Common path mappings (dapi translates these automatically):

DesignSafe Path	Tapis URI
`/MyData/folder/`	`tapis://designsafe.storage.default/username/folder/`
`/projects/PRJ-XXXX/folder/`	`tapis://project-<uuid>/folder/`
`/CommunityData/folder/`	`tapis://designsafe.storage.community/folder/`

For projects, dapi searches Tapis to resolve the PRJ number to the project’s UUID-based system ID (e.g., project-766bbc0e-a536-...).

NHERI-Published and NEES are read-only and not typically used as job inputs. Their Tapis system IDs are designsafe.storage.published and nees.public.

File operations with dapi¶

ds.files.list("/MyData/results/")
ds.files.upload("/MyData/inputs/", "local_file.csv")
ds.files.download("/MyData/results/output.csv", "local_output.csv")

File staging and transfer¶

When a job is submitted, Tapis automatically stages input files to the execution system before the job starts and archives output back to DesignSafe storage after completion. There is no manual file transfer step.

Bundle small files. A directory with 1,000 small CSV files transfers much slower than a single tar.gz archive. Bundle inputs before staging.

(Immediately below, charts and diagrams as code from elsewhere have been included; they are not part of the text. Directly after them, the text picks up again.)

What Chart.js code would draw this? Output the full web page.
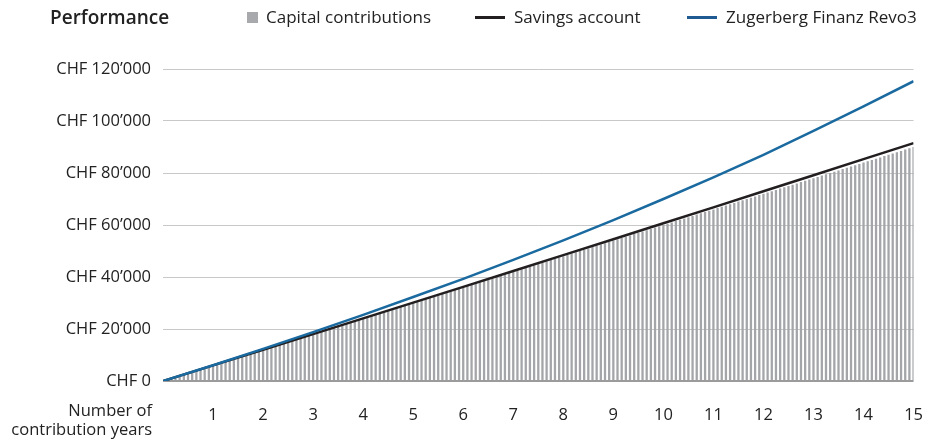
<!DOCTYPE html>
<html>
<head>
<meta charset="utf-8">
<script src="https://cdn.jsdelivr.net/npm/chart.js@4/dist/chart.umd.min.js"></script>
<style>
  html, body { margin: 0; padding: 0; background: #fff; }
  #wrap { position: relative; width: 939px; height: 440px; font-family: "Open Sans", sans-serif; color: #222; }
  #chart { position: absolute; left: 0; top: 0; }
  .hdr { position: absolute; top: 4px; font-size: 17px; white-space: nowrap; line-height: 26px; }
  .title { left: 50px; font-size: 19px; font-weight: 600; color: #222; }
  .sw { position: absolute; }
  .xtitle { position: absolute; right: 787px; top: 400px; text-align: right; font-size: 16.5px; line-height: 19px; white-space: nowrap; }
</style>
</head>
<body>
<div id="wrap">
  <canvas id="chart" width="939" height="440"></canvas>
  <div class="hdr title">Performance</div>
  <div class="sw" style="left:247px;top:12px;width:11px;height:11px;background:#a7a9ac"></div>
  <div class="hdr" style="left:266px">Capital contributions</div>
  <div class="sw" style="left:475px;top:16px;width:30px;height:3px;background:#231f20"></div>
  <div class="hdr" style="left:514px">Savings account</div>
  <div class="sw" style="left:687px;top:16px;width:30px;height:3px;background:#1f5a93"></div>
  <div class="hdr" style="left:726px">Zugerberg Finanz Revo3</div>
  <div class="xtitle">Number of<br>contribution years</div>
</div>
<script>
// Chart data (CHF)
const years = [0, 1, 2, 3, 4, 5, 6, 7, 8, 9, 10, 11, 12, 13, 14, 15];
const xTickLabels = ['1', '2', '3', '4', '5', '6', '7', '8', '9', '10', '11', '12', '13', '14', '15'];
const yTicks = [0, 20000, 40000, 60000, 80000, 100000, 120000];

// monthly capital contributions, one bar per month
const contributions = [
    500, 1000, 1500, 2000, 2500, 3000, 3500, 4000, 4500, 5000, 5500, 6000,
    6500, 7000, 7500, 8000, 8500, 9000, 9500, 10000, 10500, 11000, 11500, 12000,
    12500, 13000, 13500, 14000, 14500, 15000, 15500, 16000, 16500, 17000, 17500, 18000,
    18500, 19000, 19500, 20000, 20500, 21000, 21500, 22000, 22500, 23000, 23500, 24000,
    24500, 25000, 25500, 26000, 26500, 27000, 27500, 28000, 28500, 29000, 29500, 30000,
    30500, 31000, 31500, 32000, 32500, 33000, 33500, 34000, 34500, 35000, 35500, 36000,
    36500, 37000, 37500, 38000, 38500, 39000, 39500, 40000, 40500, 41000, 41500, 42000,
    42500, 43000, 43500, 44000, 44500, 45000, 45500, 46000, 46500, 47000, 47500, 48000,
    48500, 49000, 49500, 50000, 50500, 51000, 51500, 52000, 52500, 53000, 53500, 54000,
    54500, 55000, 55500, 56000, 56500, 57000, 57500, 58000, 58500, 59000, 59500, 60000,
    60500, 61000, 61500, 62000, 62500, 63000, 63500, 64000, 64500, 65000, 65500, 66000,
    66500, 67000, 67500, 68000, 68500, 69000, 69500, 70000, 70500, 71000, 71500, 72000,
    72500, 73000, 73500, 74000, 74500, 75000, 75500, 76000, 76500, 77000, 77500, 78000,
    78500, 79000, 79500, 80000, 80500, 81000, 81500, 82000, 82500, 83000, 83500, 84000,
    84500, 85000, 85500, 86000, 86500, 87000, 87500, 88000, 88500, 89000, 89500, 90000
];

const savingsAccount = [0, 6000, 12020, 18050, 24100, 30150, 36220, 42300, 48400,
    54520, 60650, 66800, 72960, 79140, 85320, 91500];
const revo3 = [0, 6080, 12350, 18800, 25450, 32300, 39300, 46600, 54100,
    61900, 70000, 78300, 87000, 96200, 105600, 115300];

function formatChf(v) {
    return 'CHF ' + String(v).replace(/\B(?=(\d{3})+(?!\d))/g, '\u2019');
}

const barPoints = contributions.map((v, i) => ({ x: (i + 1) / 12, y: v }));
const savingsPoints = years.map((y, i) => ({ x: y, y: savingsAccount[i] }));
const revoPoints = years.map((y, i) => ({ x: y, y: revo3[i] }));

const tickFont = { family: 'Open Sans', size: 16.5 };

new Chart(document.getElementById('chart'), {
    data: {
        datasets: [
            {
                type: 'line',
                label: 'Zugerberg Finanz Revo3',
                data: revoPoints,
                borderColor: '#1a6aa0',
                borderWidth: 2.5,
                pointRadius: 0,
                tension: 0,
                order: 0
            },
            {
                type: 'line',
                label: 'Savings account',
                data: savingsPoints,
                borderColor: '#231f20',
                borderWidth: 2.5,
                pointRadius: 0,
                tension: 0,
                order: 1
            },
            {
                type: 'bar',
                label: 'Capital contributions',
                data: barPoints,
                backgroundColor: '#a3a5a8',
                barPercentage: 0.55,
                categoryPercentage: 1,
                grouped: false,
                order: 2
            }
        ]
    },
    options: {
        responsive: false,
        animation: false,
        layout: { padding: { top: 69, right: 18, left: 0, bottom: 0 } },
        plugins: { legend: { display: false }, tooltip: { enabled: false } },
        scales: {
            x: {
                type: 'linear',
                min: 0,
                max: 15,
                offset: false,
                grid: { display: false },
                border: { display: false },
                ticks: {
                    stepSize: 1,
                    autoSkip: false,
                    maxRotation: 0,
                    padding: 16,
                    color: '#222',
                    font: tickFont,
                    callback: v => v === 0 ? '' : xTickLabels[v - 1]
                },
                afterFit: scale => { scale.height = 59; }
            },
            y: {
                min: 0,
                max: 120000,
                border: { display: false },
                grid: {
                    drawTicks: false,
                    color: ctx => ctx.tick && ctx.tick.value === 0 ? '#9b9b9b' : '#c8c8c8',
                    lineWidth: ctx => ctx.tick && ctx.tick.value === 0 ? 2 : 1
                },
                afterBuildTicks: scale => { scale.ticks = yTicks.map(v => ({ value: v })); },
                ticks: {
                    padding: 12,
                    color: '#222',
                    font: tickFont,
                    callback: v => formatChf(v)
                },
                afterFit: scale => { scale.width = 163; }
            }
        }
    }
});
</script>
</body>
</html>
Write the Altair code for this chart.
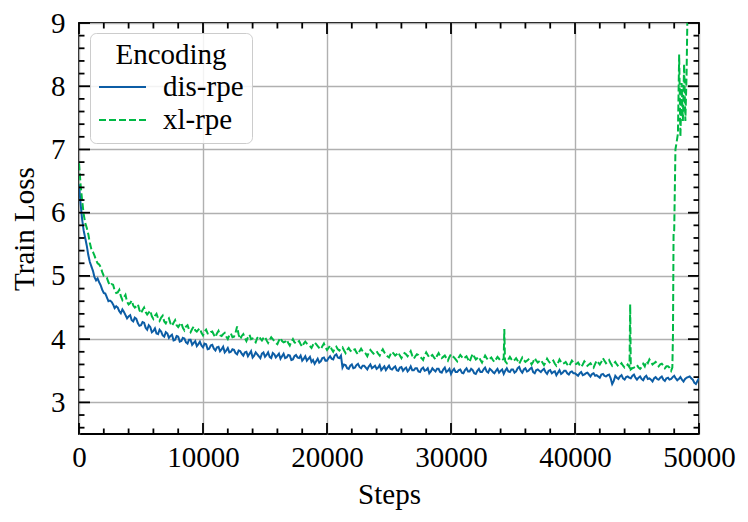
import altair as alt
import pandas as pd

# ---------------- data ----------------
dis_steps = list(range(0, 50001, 250))
dis_loss = [
    6.45, 5.90, 5.60, 5.33, 5.15, 4.98, 4.96, 4.85, 4.73, 4.66,
    4.61, 4.55, 4.52, 4.44, 4.47, 4.38, 4.36, 4.30, 4.34, 4.25,
    4.22, 4.26, 4.15, 4.19, 4.13, 4.09, 4.15, 4.06, 4.11, 4.02,
    4.07, 3.99, 4.04, 3.97, 4.01, 3.93, 3.99, 3.94, 3.89, 3.96,
    3.87, 3.92, 3.85, 3.91, 3.82, 3.88, 3.84, 3.79, 3.86, 3.80,
    3.83, 3.76, 3.81, 3.74, 3.80, 3.77, 3.71, 3.79, 3.73, 3.77,
    3.72, 3.79, 3.70, 3.76, 3.74, 3.69, 3.77, 3.71, 3.74, 3.68,
    3.75, 3.70, 3.66, 3.73, 3.69, 3.64, 3.61, 3.69, 3.65, 3.71,
    3.66, 3.73, 3.68, 3.76, 3.70, 3.55, 3.59, 3.53, 3.60, 3.55,
    3.61, 3.54, 3.58, 3.52, 3.60, 3.56, 3.53, 3.59, 3.54, 3.51,
    3.58, 3.52, 3.57, 3.50, 3.56, 3.53, 3.49, 3.57, 3.51, 3.54,
    3.48, 3.55, 3.51, 3.46, 3.54, 3.49, 3.53, 3.47, 3.55, 3.50,
    3.45, 3.53, 3.48, 3.52, 3.46, 3.54, 3.49, 3.51, 3.45, 3.53,
    3.48, 3.55, 3.47, 3.51, 3.46, 3.53, 3.50, 3.45, 3.54, 3.48,
    3.52, 3.49, 3.56, 3.47, 3.54, 3.50, 3.55, 3.46, 3.52, 3.48,
    3.53, 3.45, 3.51, 3.48, 3.43, 3.51, 3.47, 3.50, 3.44, 3.49,
    3.46, 3.42, 3.48, 3.44, 3.47, 3.41, 3.46, 3.43, 3.39, 3.45,
    3.41, 3.44, 3.29, 3.42, 3.37, 3.43, 3.36, 3.41, 3.38, 3.44,
    3.36, 3.41, 3.35, 3.42, 3.38, 3.33, 3.40, 3.36, 3.41, 3.34,
    3.39, 3.37, 3.42, 3.35, 3.40, 3.33, 3.39, 3.41, 3.36, 3.29,
    3.38,
]
dis_steps_mid = list(range(125, 50000, 250))
dis_loss_mid = [
    6.15, 5.72, 5.48, 5.22, 5.08, 4.93, 4.90, 4.78, 4.72, 4.60,
    4.59, 4.49, 4.50, 4.41, 4.43, 4.33, 4.38, 4.28, 4.32, 4.21,
    4.27, 4.18, 4.22, 4.11, 4.17, 4.08, 4.12, 4.04, 4.09, 4.05,
    3.98, 4.05, 3.96, 4.02, 3.95, 3.99, 3.91, 3.97, 3.92, 3.90,
    3.93, 3.84, 3.90, 3.85, 3.87, 3.81, 3.88, 3.82, 3.79, 3.84,
    3.78, 3.82, 3.77, 3.79, 3.73, 3.81, 3.74, 3.76, 3.70, 3.79,
    3.75, 3.72, 3.78, 3.71, 3.77, 3.73, 3.70, 3.75, 3.67, 3.73,
    3.71, 3.74, 3.69, 3.66, 3.72, 3.67, 3.65, 3.63, 3.70, 3.66,
    3.70, 3.69, 3.74, 3.71, 3.74, 3.60, 3.54, 3.58, 3.54, 3.59,
    3.56, 3.58, 3.55, 3.57, 3.54, 3.58, 3.55, 3.51, 3.57, 3.55,
    3.53, 3.55, 3.51, 3.55, 3.50, 3.55, 3.52, 3.51, 3.54, 3.49,
    3.53, 3.50, 3.54, 3.49, 3.51, 3.53, 3.48, 3.52, 3.48, 3.53,
    3.50, 3.48, 3.51, 3.47, 3.51, 3.49, 3.53, 3.46, 3.50, 3.48,
    3.52, 3.49, 3.53, 3.48, 3.50, 3.47, 3.52, 3.50, 3.49, 3.52,
    3.47, 3.54, 3.50, 3.52, 3.49, 3.53, 3.48, 3.51, 3.50, 3.51,
    3.48, 3.50, 3.46, 3.49, 3.47, 3.45, 3.50, 3.46, 3.48, 3.46,
    3.44, 3.46, 3.43, 3.46, 3.44, 3.45, 3.42, 3.41, 3.44, 3.42,
    3.43, 3.38, 3.34, 3.39, 3.41, 3.38, 3.40, 3.39, 3.42, 3.39,
    3.39, 3.37, 3.40, 3.37, 3.36, 3.38, 3.37, 3.39, 3.36, 3.38,
    3.36, 3.40, 3.38, 3.37, 3.36, 3.37, 3.40, 3.38, 3.31, 3.34,
]

xl_steps_regular = list(range(0, 47751, 250))
xl_loss_regular = [
    6.78, 6.20, 5.84, 5.66, 5.42, 5.32, 5.20, 5.14, 5.00, 4.97,
    4.85, 4.86, 4.73, 4.78, 4.62, 4.70, 4.55, 4.61, 4.50, 4.55,
    4.41, 4.50, 4.39, 4.45, 4.32, 4.40, 4.29, 4.37, 4.25, 4.33,
    4.21, 4.30, 4.19, 4.26, 4.14, 4.22, 4.11, 4.20, 4.12, 4.17,
    4.06, 4.15, 4.08, 4.12, 4.03, 4.13, 4.05, 4.10, 4.00, 4.09,
    4.04, 4.20, 4.00, 4.08, 3.97, 4.07, 4.01, 3.95, 4.05, 3.98,
    4.04, 3.94, 4.03, 3.97, 3.92, 4.02, 3.95, 3.99, 3.90, 4.00,
    3.93, 3.97, 3.88, 3.96, 3.91, 3.86, 3.95, 3.89, 3.84, 3.93,
    3.83, 3.90, 3.80, 3.88, 3.82, 3.87, 3.78, 3.86, 3.80, 3.84,
    3.76, 3.85, 3.79, 3.73, 3.83, 3.77, 3.81, 3.74, 3.84, 3.76,
    3.71, 3.80, 3.74, 3.79, 3.70, 3.78, 3.73, 3.81, 3.69, 3.76,
    3.72, 3.67, 3.79, 3.71, 3.75, 3.68, 3.78, 3.70, 3.74, 3.66,
    3.76, 3.71, 3.65, 3.75, 3.69, 3.73, 3.64, 3.77, 3.68, 3.72,
    3.63, 3.74, 3.67, 3.71, 3.64, 3.72, 3.66, 3.69, 3.62, 3.72,
    3.65, 3.70, 3.61, 3.71, 3.64, 3.68, 3.60, 3.70, 3.63, 3.67,
    3.59, 3.69, 3.62, 3.66, 3.58, 3.68, 3.61, 3.64, 3.57, 3.66,
    3.60, 3.63, 3.56, 3.65, 3.58, 3.62, 3.55, 3.66, 3.60, 3.70,
    3.62, 3.67, 3.58, 3.64, 3.57, 3.62, 3.55, 3.60, 3.52, 3.55,
    3.59, 3.53, 3.61, 3.65, 3.68, 3.60, 3.64, 3.57, 3.61, 3.54,
    3.57, 3.50,
]
xl_steps_mid = list(range(125, 47751, 250))
xl_loss_mid = [
    6.45, 5.98, 5.76, 5.52, 5.38, 5.25, 5.18, 5.06, 4.99, 4.90,
    4.87, 4.77, 4.74, 4.68, 4.66, 4.59, 4.57, 4.53, 4.52, 4.46,
    4.46, 4.43, 4.42, 4.36, 4.37, 4.33, 4.34, 4.28, 4.30, 4.25,
    4.26, 4.22, 4.23, 4.18, 4.20, 4.15, 4.16, 4.14, 4.15, 4.10,
    4.12, 4.09, 4.11, 4.07, 4.09, 4.06, 4.08, 4.04, 4.06, 4.03,
    4.10, 4.07, 4.05, 4.02, 4.03, 4.00, 3.98, 4.02, 4.01, 4.02,
    3.98, 3.99, 4.00, 3.94, 3.98, 3.97, 3.96, 3.94, 3.96, 3.95,
    3.95, 3.92, 3.93, 3.93, 3.89, 3.91, 3.92, 3.86, 3.89, 3.87,
    3.86, 3.84, 3.85, 3.84, 3.85, 3.82, 3.83, 3.82, 3.83, 3.79,
    3.81, 3.81, 3.77, 3.79, 3.80, 3.79, 3.77, 3.80, 3.79, 3.73,
    3.76, 3.77, 3.76, 3.74, 3.75, 3.76, 3.77, 3.74, 3.73, 3.75,
    3.70, 3.74, 3.75, 3.73, 3.71, 3.74, 3.73, 3.72, 3.70, 3.72,
    3.73, 3.68, 3.71, 3.72, 3.71, 3.68, 3.71, 3.72, 3.70, 3.67,
    3.69, 3.70, 3.69, 3.67, 3.68, 3.69, 3.67, 3.65, 3.68, 3.68,
    3.67, 3.66, 3.66, 3.67, 3.66, 3.65, 3.64, 3.66, 3.65, 3.63,
    3.63, 3.65, 3.64, 3.61, 3.62, 3.64, 3.62, 3.60, 3.61, 3.63,
    3.61, 3.59, 3.60, 3.62, 3.60, 3.58, 3.61, 3.63, 3.64, 3.66,
    3.64, 3.62, 3.61, 3.60, 3.59, 3.58, 3.57, 3.56, 3.54, 3.56,
    3.55, 3.56, 3.57, 3.62, 3.64, 3.62, 3.61, 3.60, 3.58, 3.57,
    3.55,
]
xl_steps_extra = [34300, 34350, 44400, 44450,
                  47850, 47900, 47950, 48000, 48100, 48200, 48300, 48400,
                  48500, 48600, 48700, 48800, 48900, 49000, 49100]
xl_loss_extra = [4.16, 3.69, 3.62, 4.55,
                 3.55, 4.05, 5.70, 5.72, 7.00, 7.12, 7.25, 8.50,
                 7.20, 8.05, 7.45, 8.35, 7.45, 8.20, 9.60]

series_names = ["dis-rpe", "xl-rpe"]
series_colors = ["#0C5DA5", "#00B945"]

x_major = [0, 10000, 20000, 30000, 40000, 50000]
x_minor = [2000, 4000, 6000, 8000, 12000, 14000, 16000, 18000, 22000, 24000,
           26000, 28000, 32000, 34000, 36000, 38000, 42000, 44000, 46000, 48000]
y_major = [3, 4, 5, 6, 7, 8, 9]
y_minor = [2.6, 2.8, 3.2, 3.4, 3.6, 3.8, 4.2, 4.4, 4.6, 4.8, 5.2, 5.4, 5.6, 5.8,
           6.2, 6.4, 6.6, 6.8, 7.2, 7.4, 7.6, 7.8, 8.2, 8.4, 8.6, 8.8]

# ---------------- tables ----------------
df_dis = pd.DataFrame({"step": dis_steps + dis_steps_mid,
                       "loss": dis_loss + dis_loss_mid,
                       "Encoding": "dis-rpe"}).sort_values("step")
df_xl = pd.DataFrame({"step": xl_steps_regular + xl_steps_mid + xl_steps_extra,
                      "loss": xl_loss_regular + xl_loss_mid + xl_loss_extra,
                      "Encoding": "xl-rpe"}).sort_values("step")
df = pd.concat([df_dis, df_xl], ignore_index=True)
df["order"] = df["step"]

FONT = "Liberation Serif"
FS = 29
W, H = 620, 411

xs = alt.Scale(domain=[0, 50000], nice=False, zero=False)
ys = alt.Scale(domain=[2.5, 9], nice=False, zero=False)

lines = alt.Chart(df).mark_line(clip=True, strokeWidth=2.0).encode(
    x=alt.X("step:Q", scale=xs,
            axis=alt.Axis(values=x_major, title="Steps", grid=True, ticks=False, tickSize=0,
                          domain=False, labelFont=FONT, labelFontSize=FS, labelColor="black",
                          labelPadding=32, labelBaseline="alphabetic", labelFlush=False,
                          format="d", titleFont=FONT, titleFontSize=FS, titleFontWeight="normal",
                          titleColor="black", titleBaseline="alphabetic", titleY=69,
                          gridColor="#b0b0b0", gridWidth=1.4)),
    y=alt.Y("loss:Q", scale=ys,
            axis=alt.Axis(values=y_major, title="Train Loss", grid=True, ticks=False, tickSize=0,
                          domain=False, labelFont=FONT, labelFontSize=FS, labelColor="black",
                          labelPadding=14, labelFlush=False, format="d",
                          titleFont=FONT, titleFontSize=FS, titleFontWeight="normal",
                          titleColor="black", titleX=-40, titleY=H / 2,
                          gridColor="#b0b0b0", gridWidth=1.4)),
    color=alt.Color("Encoding:N", scale=alt.Scale(domain=series_names, range=series_colors),
                    legend=alt.Legend(orient="none", legendX=11, legendY=10,
                                      title="Encoding", titleFont=FONT, titleFontSize=FS,
                                      titleFontWeight="normal", titleColor="black",
                                      titleAnchor="middle", titlePadding=5,
                                      labelFont=FONT, labelFontSize=FS, labelColor="black",
                                      labelOffset=16, symbolType="stroke", symbolSize=2209,
                                      symbolStrokeWidth=2, clipHeight=24, rowPadding=4,
                                      padding=8, strokeColor="#cccccc", cornerRadius=6,
                                      fillColor="rgba(255,255,255,0.85)")),
    strokeDash=alt.StrokeDash("Encoding:N",
                              scale=alt.Scale(domain=series_names, range=[[1, 0], [7, 3]]),
                              legend=None),
    order="order:Q",
)

tick_color = "black"
tw = 1.8
df_xmaj = pd.DataFrame({"v": x_major})
df_xmin = pd.DataFrame({"v": x_minor})
df_ymaj = pd.DataFrame({"v": y_major})
df_ymin = pd.DataFrame({"v": y_minor})

def xticks(d, length):
    bottom = alt.Chart(d).mark_rule(color=tick_color, strokeWidth=tw).encode(
        x=alt.X("v:Q", scale=xs), y=alt.value(H), y2=alt.value(H - length))
    top = alt.Chart(d).mark_rule(color=tick_color, strokeWidth=tw).encode(
        x=alt.X("v:Q", scale=xs), y=alt.value(0), y2=alt.value(length))
    return bottom + top

def yticks(d, length):
    left = alt.Chart(d).mark_rule(color=tick_color, strokeWidth=tw).encode(
        y=alt.Y("v:Q", scale=ys), x=alt.value(0), x2=alt.value(length))
    right = alt.Chart(d).mark_rule(color=tick_color, strokeWidth=tw).encode(
        y=alt.Y("v:Q", scale=ys), x=alt.value(W), x2=alt.value(W - length))
    return left + right

chart = alt.layer(
    lines,
    xticks(df_xmaj, 11), xticks(df_xmin, 5.5),
    yticks(df_ymaj, 11), yticks(df_ymin, 5.5),
).properties(
    width=W, height=H,
    autosize=alt.AutoSizeParams(type="none"),
    padding={"left": 71, "top": 15, "right": 40, "bottom": 80},
    background="white",
).configure_view(
    stroke="black", strokeWidth=1.8
)

chart.save("out.html", embed_options={"renderer": "svg", "actions": False})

Keep shared data in Work. If multiple jobs reuse the same input data (e.g., 500 ground-motion records for a fragility study), keep it in Work to avoid re-staging for every submission.

Avoid running against Corral. Large datasets benefit from the higher I/O bandwidth of Work and Scratch. Running jobs directly against MyData (Corral) is slower and not recommended for production simulations.

For transferring data to and from DesignSafe using Globus, Cyberduck, or command-line tools (scp/rsync), see the DesignSafe Data Transfer Guide.